Using the electron count, we will now fill the molecular orbitals in order of increasing energy levels according to the Aufbau principle: 1. \(\mathrm{CN}^{+}\): 12 electrons will fill the molecular orbitals in the following order: - 2 electrons in \(\sigma_{2s}\) - 2 electrons in \(\sigma_{2s}^{*}\) - 2 electrons in \(\sigma_{2p}\) - 4 electrons in \(\pi_{2p}\) (2 in each \(\pi\) orbital) - 2 more electrons can't fill the antibonding orbitals. 2. \(\mathrm{CN}\): 13 electrons will fill the molecular orbitals in the following order: - 2 electrons in \(\sigma_{2s}\) - 2 electrons in \(\sigma_{2s}^{*}\) - 2 electrons in \(\sigma_{2p}\) - 4 electrons in \(\pi_{2p}\) (2 in each \(\pi\) orbital) - 1 electron in \(\pi_{2p}^{*}\) 3. \(\mathrm{CN}^{-}\): 14 electrons will fill the molecular orbitals in the following order: - 2 electrons in \(\sigma_{2s}\) - 2 electrons in \(\sigma_{2s}^{*}\) - 2 electrons in \(\sigma_{2p}\) - 4 electrons in \(\pi_{2p}\) (2 in each \(\pi\) orbital) - 2 electrons in \(\pi_{2p}^{*}\) (1 in each \(\pi^{*}\) orbital) Now we can answer the questions:

The species with the strongest C-N bond will have the highest bond order. The bond order can be calculated using the following formula: Bond order = (Number of electrons in bonding orbitals - Number of electrons in antibonding orbitals) / 2 - For \(\mathrm{CN}^{+}\): Bond order = (8 - 4) / 2 = 2 - For \(\mathrm{CN}\): Bond order = (8 - 5) / 2 = 1.5 - For \(\mathrm{CN}^{-}\): Bond order = (8 - 6) / 2 = 1 Thus, \(\mathrm{CN}^{+}\) has the strongest C-N bond.
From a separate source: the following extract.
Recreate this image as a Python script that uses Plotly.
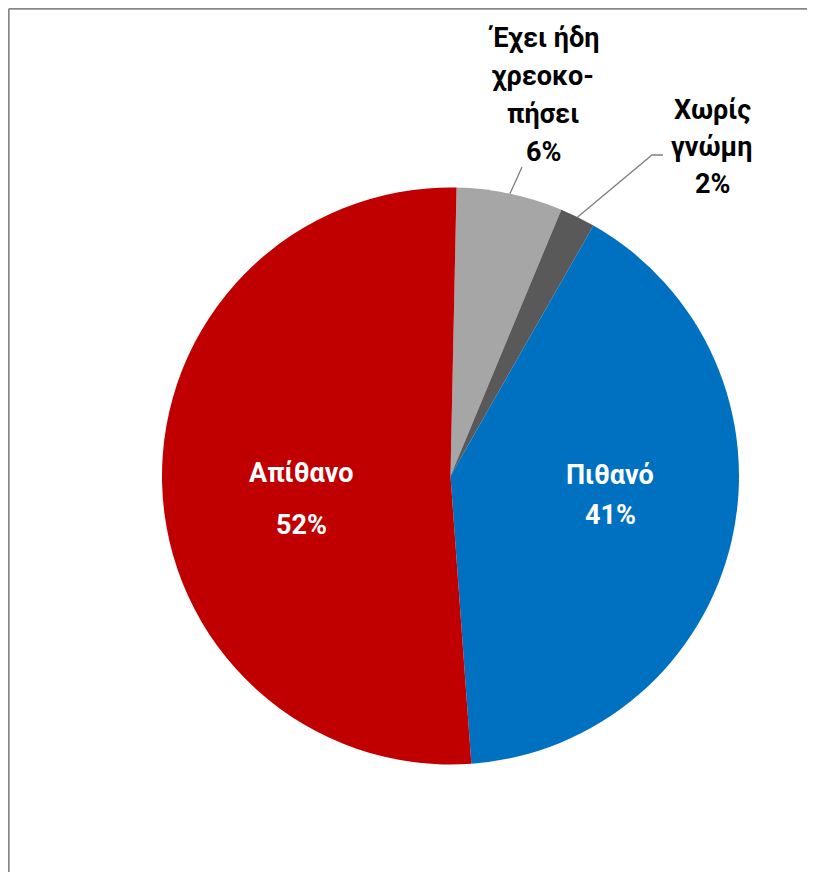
import math
import plotly.graph_objects as go

# data
labels = ["Έχει ήδη χρεοκοπήσει", "Χωρίς γνώμη", "Πιθανό", "Απίθανο"]
values = [6, 2, 41, 52]
pct_text = ["6%", "2%", "41%", "52%"]
colors = ["#A6A6A6", "#595959", "#0070C0", "#C00000"]

# the page has an 8px body margin, keep the figure inside the window
OFF = 8
W, H = 799, 864
cx, cy, r = 450.5, 476, 288.5   # pie centre/radius in window pixels
start_deg = 1.2

def px(x):
    return (x - OFF) / W

def py(y):
    return 1 - (y - OFF) / H

FONT = "Roboto"
FS = 27

fig = go.Figure(go.Pie(
    labels=labels,
    values=values,
    sort=False,
    direction="clockwise",
    rotation=start_deg,
    marker=dict(colors=colors, line=dict(width=0)),
    textinfo="none",
    hoverinfo="label+percent",
    showlegend=False,
    domain=dict(x=[px(cx - r), px(cx + r)], y=[py(cy + r), py(cy - r)]),
))

# mid angles of each slice (clockwise from 12 o'clock)
total = sum(values)
mids = []
acc = start_deg
for v in values:
    span = v / total * 360
    mids.append(acc + span / 2)
    acc += span

def edge(i):
    a = math.radians(mids[i])
    return cx + r * math.sin(a), cy - r * math.cos(a)

annotations = []
def add_lines(x, y_first, lines, color, step=38):
    for k, t in enumerate(lines):
        annotations.append(dict(
            x=px(x), y=py(y_first + k * step), xref="paper", yref="paper",
            text=t, showarrow=False, xanchor="center", yanchor="middle",
            font=dict(family=FONT, size=FS, color=color, weight="bold"),
        ))

# outside labels
add_lines(543, 38, ["Έχει ήδη", "χρεοκο-", "πήσει", pct_text[0]], "black")
add_lines(712, 110, ["Χωρίς", "γνώμη", pct_text[1]], "black", step=37)
# inside labels
add_lines(301, 473, [labels[3], pct_text[3]], "white", step=52)
add_lines(610, 475, [labels[2], pct_text[2]], "white", step=40)

shapes = []
# leader lines
x0, y0 = edge(0)
shapes.append(dict(type="line", xref="paper", yref="paper",
                   x0=px(x0), y0=py(y0), x1=px(522), y1=py(167),
                   line=dict(color="#7F7F7F", width=1.3)))
x0, y0 = edge(1)
shapes.append(dict(type="path", xref="paper", yref="paper",
                   path=f"M {px(x0)} {py(y0)} L {px(652)} {py(155)} L {px(663)} {py(155)}",
                   line=dict(color="#7F7F7F", width=1.3)))
# chart frame: only top and left edges are in view
shapes.append(dict(type="line", xref="paper", yref="paper",
                   x0=px(8.8), y0=py(8.8), x1=1, y1=py(8.8),
                   line=dict(color="#878787", width=1.8)))
shapes.append(dict(type="line", xref="paper", yref="paper",
                   x0=px(8.8), y0=py(8.8), x1=px(8.8), y1=0,
                   line=dict(color="#878787", width=1.8)))

fig.update_layout(
    width=W, height=H,
    margin=dict(l=0, r=0, t=0, b=0),
    paper_bgcolor="white",
    plot_bgcolor="white",
    annotations=annotations,
    shapes=shapes,
)

fig.write_html("out.html")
A species has unpaired electrons if there are any orbitals with one electron: - \(\mathrm{CN}^{+}\): No unpaired electrons - \(\mathrm{CN}\): One unpaired electron in \(\pi_{2p}^{*}\) orbital - \(\mathrm{CN}^{-}\): No unpaired electrons Hence, only the neutral molecule, \(\mathrm{CN}\), has unpaired electrons.